Requirement: Copy the listing verbatim, excluding any images found in it.
**** Given material ****
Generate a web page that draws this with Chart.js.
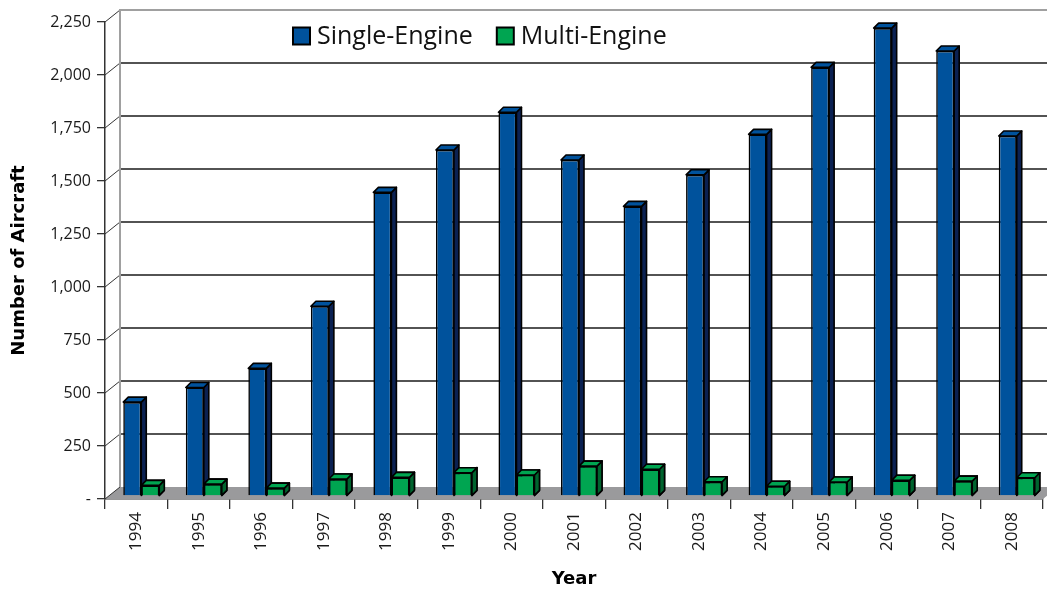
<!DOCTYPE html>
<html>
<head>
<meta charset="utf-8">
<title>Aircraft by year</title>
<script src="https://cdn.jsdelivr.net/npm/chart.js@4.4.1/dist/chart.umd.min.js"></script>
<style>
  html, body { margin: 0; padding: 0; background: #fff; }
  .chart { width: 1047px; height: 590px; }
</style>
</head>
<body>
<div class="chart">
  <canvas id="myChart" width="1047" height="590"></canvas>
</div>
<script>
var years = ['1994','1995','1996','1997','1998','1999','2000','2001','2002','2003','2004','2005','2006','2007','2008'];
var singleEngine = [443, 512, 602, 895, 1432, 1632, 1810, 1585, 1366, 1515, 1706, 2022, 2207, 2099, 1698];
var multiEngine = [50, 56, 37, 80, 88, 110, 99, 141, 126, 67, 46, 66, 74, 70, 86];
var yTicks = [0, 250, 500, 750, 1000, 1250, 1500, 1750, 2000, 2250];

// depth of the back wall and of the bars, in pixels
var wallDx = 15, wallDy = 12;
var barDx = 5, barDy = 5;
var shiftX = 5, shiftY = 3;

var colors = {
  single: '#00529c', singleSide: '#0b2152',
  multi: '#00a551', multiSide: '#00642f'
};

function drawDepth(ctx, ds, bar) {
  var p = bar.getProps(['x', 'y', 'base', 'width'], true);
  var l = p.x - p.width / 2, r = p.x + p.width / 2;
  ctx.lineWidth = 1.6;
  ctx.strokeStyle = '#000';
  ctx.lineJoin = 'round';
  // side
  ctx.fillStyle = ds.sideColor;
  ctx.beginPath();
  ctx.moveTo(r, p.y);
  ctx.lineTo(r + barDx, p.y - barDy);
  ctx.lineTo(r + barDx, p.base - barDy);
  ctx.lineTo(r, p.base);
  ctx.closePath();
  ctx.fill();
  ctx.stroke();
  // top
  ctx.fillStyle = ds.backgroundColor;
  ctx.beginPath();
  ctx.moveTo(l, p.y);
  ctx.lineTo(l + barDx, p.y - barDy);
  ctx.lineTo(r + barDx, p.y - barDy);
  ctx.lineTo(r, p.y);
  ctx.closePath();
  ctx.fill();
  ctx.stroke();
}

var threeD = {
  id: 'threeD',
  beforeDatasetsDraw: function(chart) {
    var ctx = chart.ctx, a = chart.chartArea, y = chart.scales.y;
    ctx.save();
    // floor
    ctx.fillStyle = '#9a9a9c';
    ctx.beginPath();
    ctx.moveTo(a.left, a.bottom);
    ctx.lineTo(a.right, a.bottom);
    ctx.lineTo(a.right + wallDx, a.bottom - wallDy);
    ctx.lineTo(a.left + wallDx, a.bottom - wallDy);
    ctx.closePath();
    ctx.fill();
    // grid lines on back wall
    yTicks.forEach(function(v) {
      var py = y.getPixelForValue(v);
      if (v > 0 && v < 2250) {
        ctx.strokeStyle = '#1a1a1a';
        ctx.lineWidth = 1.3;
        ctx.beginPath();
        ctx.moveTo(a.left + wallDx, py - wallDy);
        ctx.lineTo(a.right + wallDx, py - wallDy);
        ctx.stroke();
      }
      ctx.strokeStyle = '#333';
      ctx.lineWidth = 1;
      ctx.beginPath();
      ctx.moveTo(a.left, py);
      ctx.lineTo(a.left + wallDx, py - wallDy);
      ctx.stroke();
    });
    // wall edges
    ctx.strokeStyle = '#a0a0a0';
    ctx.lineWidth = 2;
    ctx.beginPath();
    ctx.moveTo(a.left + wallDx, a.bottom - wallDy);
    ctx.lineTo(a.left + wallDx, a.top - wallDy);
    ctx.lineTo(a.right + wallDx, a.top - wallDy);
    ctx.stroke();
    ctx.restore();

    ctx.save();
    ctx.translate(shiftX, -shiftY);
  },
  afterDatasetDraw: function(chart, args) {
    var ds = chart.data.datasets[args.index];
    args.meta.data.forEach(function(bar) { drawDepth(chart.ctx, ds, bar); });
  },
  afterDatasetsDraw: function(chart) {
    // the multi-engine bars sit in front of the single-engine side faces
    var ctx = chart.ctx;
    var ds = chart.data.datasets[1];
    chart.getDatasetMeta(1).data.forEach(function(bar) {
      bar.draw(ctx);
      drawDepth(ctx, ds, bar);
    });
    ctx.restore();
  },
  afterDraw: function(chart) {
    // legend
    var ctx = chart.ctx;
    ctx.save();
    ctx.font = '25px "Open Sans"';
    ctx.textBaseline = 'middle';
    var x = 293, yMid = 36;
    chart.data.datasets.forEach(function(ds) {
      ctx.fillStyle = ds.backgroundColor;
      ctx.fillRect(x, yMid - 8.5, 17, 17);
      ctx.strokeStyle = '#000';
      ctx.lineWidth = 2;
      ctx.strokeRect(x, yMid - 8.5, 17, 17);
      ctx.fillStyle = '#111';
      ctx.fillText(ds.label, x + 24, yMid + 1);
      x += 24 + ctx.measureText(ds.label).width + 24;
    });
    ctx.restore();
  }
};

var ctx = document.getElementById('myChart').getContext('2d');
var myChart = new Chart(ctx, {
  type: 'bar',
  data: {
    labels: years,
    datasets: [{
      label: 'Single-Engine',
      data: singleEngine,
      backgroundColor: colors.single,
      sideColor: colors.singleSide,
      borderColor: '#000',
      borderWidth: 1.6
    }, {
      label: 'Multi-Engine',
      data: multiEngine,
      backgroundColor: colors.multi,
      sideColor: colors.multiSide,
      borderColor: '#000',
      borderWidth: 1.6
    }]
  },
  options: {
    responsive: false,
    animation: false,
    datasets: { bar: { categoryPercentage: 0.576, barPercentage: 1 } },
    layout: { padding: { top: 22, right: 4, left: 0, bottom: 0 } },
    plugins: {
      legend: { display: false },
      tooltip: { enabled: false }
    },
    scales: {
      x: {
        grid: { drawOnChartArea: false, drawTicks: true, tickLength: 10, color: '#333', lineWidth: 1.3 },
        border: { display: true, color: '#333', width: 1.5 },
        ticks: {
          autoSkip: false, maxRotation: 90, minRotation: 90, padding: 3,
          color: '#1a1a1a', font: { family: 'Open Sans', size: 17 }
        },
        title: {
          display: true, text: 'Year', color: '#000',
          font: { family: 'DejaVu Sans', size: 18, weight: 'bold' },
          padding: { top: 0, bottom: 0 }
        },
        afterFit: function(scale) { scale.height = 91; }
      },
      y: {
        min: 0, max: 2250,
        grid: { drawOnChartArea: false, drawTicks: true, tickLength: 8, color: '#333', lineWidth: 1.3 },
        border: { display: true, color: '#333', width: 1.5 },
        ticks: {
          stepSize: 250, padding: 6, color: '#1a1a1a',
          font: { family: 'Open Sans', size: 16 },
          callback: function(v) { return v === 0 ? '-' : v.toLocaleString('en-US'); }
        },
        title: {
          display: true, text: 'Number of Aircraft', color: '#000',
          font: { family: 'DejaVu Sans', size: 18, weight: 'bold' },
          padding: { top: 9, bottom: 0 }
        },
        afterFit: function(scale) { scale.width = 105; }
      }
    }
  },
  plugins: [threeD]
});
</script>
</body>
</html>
****
The response:
Generate a web page that draws this with Chart.js.
<!DOCTYPE html>
<html>
<head>
<meta charset="utf-8">
<title>Aircraft by year</title>
<script src="https://cdn.jsdelivr.net/npm/chart.js@4.4.1/dist/chart.umd.min.js"></script>
<style>
  html, body { margin: 0; padding: 0; background: #fff; }
  .chart { width: 1047px; height: 590px; }
</style>
</head>
<body>
<div class="chart">
  <canvas id="myChart" width="1047" height="590"></canvas>
</div>
<script>
var years = ['1994','1995','1996','1997','1998','1999','2000','2001','2002','2003','2004','2005','2006','2007','2008'];
var singleEngine = [443, 512, 602, 895, 1432, 1632, 1810, 1585, 1366, 1515, 1706, 2022, 2207, 2099, 1698];
var multiEngine = [50, 56, 37, 80, 88, 110, 99, 141, 126, 67, 46, 66, 74, 70, 86];
var yTicks = [0, 250, 500, 750, 1000, 1250, 1500, 1750, 2000, 2250];

// depth of the back wall and of the bars, in pixels
var wallDx = 15, wallDy = 12;
var barDx = 5, barDy = 5;
var shiftX = 5, shiftY = 3;

var colors = {
  single: '#00529c', singleSide: '#0b2152',
  multi: '#00a551', multiSide: '#00642f'
};

function drawDepth(ctx, ds, bar) {
  var p = bar.getProps(['x', 'y', 'base', 'width'], true);
  var l = p.x - p.width / 2, r = p.x + p.width / 2;
  ctx.lineWidth = 1.6;
  ctx.strokeStyle = '#000';
  ctx.lineJoin = 'round';
  // side
  ctx.fillStyle = ds.sideColor;
  ctx.beginPath();
  ctx.moveTo(r, p.y);
  ctx.lineTo(r + barDx, p.y - barDy);
  ctx.lineTo(r + barDx, p.base - barDy);
  ctx.lineTo(r, p.base);
  ctx.closePath();
  ctx.fill();
  ctx.stroke();
  // top
  ctx.fillStyle = ds.backgroundColor;
  ctx.beginPath();
  ctx.moveTo(l, p.y);
  ctx.lineTo(l + barDx, p.y - barDy);
  ctx.lineTo(r + barDx, p.y - barDy);
  ctx.lineTo(r, p.y);
  ctx.closePath();
  ctx.fill();
  ctx.stroke();
}

var threeD = {
  id: 'threeD',
  beforeDatasetsDraw: function(chart) {
    var ctx = chart.ctx, a = chart.chartArea, y = chart.scales.y;
    ctx.save();
    // floor
    ctx.fillStyle = '#9a9a9c';
    ctx.beginPath();
    ctx.moveTo(a.left, a.bottom);
    ctx.lineTo(a.right, a.bottom);
    ctx.lineTo(a.right + wallDx, a.bottom - wallDy);
    ctx.lineTo(a.left + wallDx, a.bottom - wallDy);
    ctx.closePath();
    ctx.fill();
    // grid lines on back wall
    yTicks.forEach(function(v) {
      var py = y.getPixelForValue(v);
      if (v > 0 && v < 2250) {
        ctx.strokeStyle = '#1a1a1a';
        ctx.lineWidth = 1.3;
        ctx.beginPath();
        ctx.moveTo(a.left + wallDx, py - wallDy);
        ctx.lineTo(a.right + wallDx, py - wallDy);
        ctx.stroke();
      }
      ctx.strokeStyle = '#333';
      ctx.lineWidth = 1;
      ctx.beginPath();
      ctx.moveTo(a.left, py);
      ctx.lineTo(a.left + wallDx, py - wallDy);
      ctx.stroke();
    });
    // wall edges
    ctx.strokeStyle = '#a0a0a0';
    ctx.lineWidth = 2;
    ctx.beginPath();
    ctx.moveTo(a.left + wallDx, a.bottom - wallDy);
    ctx.lineTo(a.left + wallDx, a.top - wallDy);
    ctx.lineTo(a.right + wallDx, a.top - wallDy);
    ctx.stroke();
    ctx.restore();

    ctx.save();
    ctx.translate(shiftX, -shiftY);
  },
  afterDatasetDraw: function(chart, args) {
    var ds = chart.data.datasets[args.index];
    args.meta.data.forEach(function(bar) { drawDepth(chart.ctx, ds, bar); });
  },
  afterDatasetsDraw: function(chart) {
    // the multi-engine bars sit in front of the single-engine side faces
    var ctx = chart.ctx;
    var ds = chart.data.datasets[1];
    chart.getDatasetMeta(1).data.forEach(function(bar) {
      bar.draw(ctx);
      drawDepth(ctx, ds, bar);
    });
    ctx.restore();
  },
  afterDraw: function(chart) {
    // legend
    var ctx = chart.ctx;
    ctx.save();
    ctx.font = '25px "Open Sans"';
    ctx.textBaseline = 'middle';
    var x = 293, yMid = 36;
    chart.data.datasets.forEach(function(ds) {
      ctx.fillStyle = ds.backgroundColor;
      ctx.fillRect(x, yMid - 8.5, 17, 17);
      ctx.strokeStyle = '#000';
      ctx.lineWidth = 2;
      ctx.strokeRect(x, yMid - 8.5, 17, 17);
      ctx.fillStyle = '#111';
      ctx.fillText(ds.label, x + 24, yMid + 1);
      x += 24 + ctx.measureText(ds.label).width + 24;
    });
    ctx.restore();
  }
};

var ctx = document.getElementById('myChart').getContext('2d');
var myChart = new Chart(ctx, {
  type: 'bar',
  data: {
    labels: years,
    datasets: [{
      label: 'Single-Engine',
      data: singleEngine,
      backgroundColor: colors.single,
      sideColor: colors.singleSide,
      borderColor: '#000',
      borderWidth: 1.6
    }, {
      label: 'Multi-Engine',
      data: multiEngine,
      backgroundColor: colors.multi,
      sideColor: colors.multiSide,
      borderColor: '#000',
      borderWidth: 1.6
    }]
  },
  options: {
    responsive: false,
    animation: false,
    datasets: { bar: { categoryPercentage: 0.576, barPercentage: 1 } },
    layout: { padding: { top: 22, right: 4, left: 0, bottom: 0 } },
    plugins: {
      legend: { display: false },
      tooltip: { enabled: false }
    },
    scales: {
      x: {
        grid: { drawOnChartArea: false, drawTicks: true, tickLength: 10, color: '#333', lineWidth: 1.3 },
        border: { display: true, color: '#333', width: 1.5 },
        ticks: {
          autoSkip: false, maxRotation: 90, minRotation: 90, padding: 3,
          color: '#1a1a1a', font: { family: 'Open Sans', size: 17 }
        },
        title: {
          display: true, text: 'Year', color: '#000',
          font: { family: 'DejaVu Sans', size: 18, weight: 'bold' },
          padding: { top: 0, bottom: 0 }
        },
        afterFit: function(scale) { scale.height = 91; }
      },
      y: {
        min: 0, max: 2250,
        grid: { drawOnChartArea: false, drawTicks: true, tickLength: 8, color: '#333', lineWidth: 1.3 },
        border: { display: true, color: '#333', width: 1.5 },
        ticks: {
          stepSize: 250, padding: 6, color: '#1a1a1a',
          font: { family: 'Open Sans', size: 16 },
          callback: function(v) { return v === 0 ? '-' : v.toLocaleString('en-US'); }
        },
        title: {
          display: true, text: 'Number of Aircraft', color: '#000',
          font: { family: 'DejaVu Sans', size: 18, weight: 'bold' },
          padding: { top: 9, bottom: 0 }
        },
        afterFit: function(scale) { scale.width = 105; }
      }
    }
  },
  plugins: [threeD]
});
</script>
</body>
</html>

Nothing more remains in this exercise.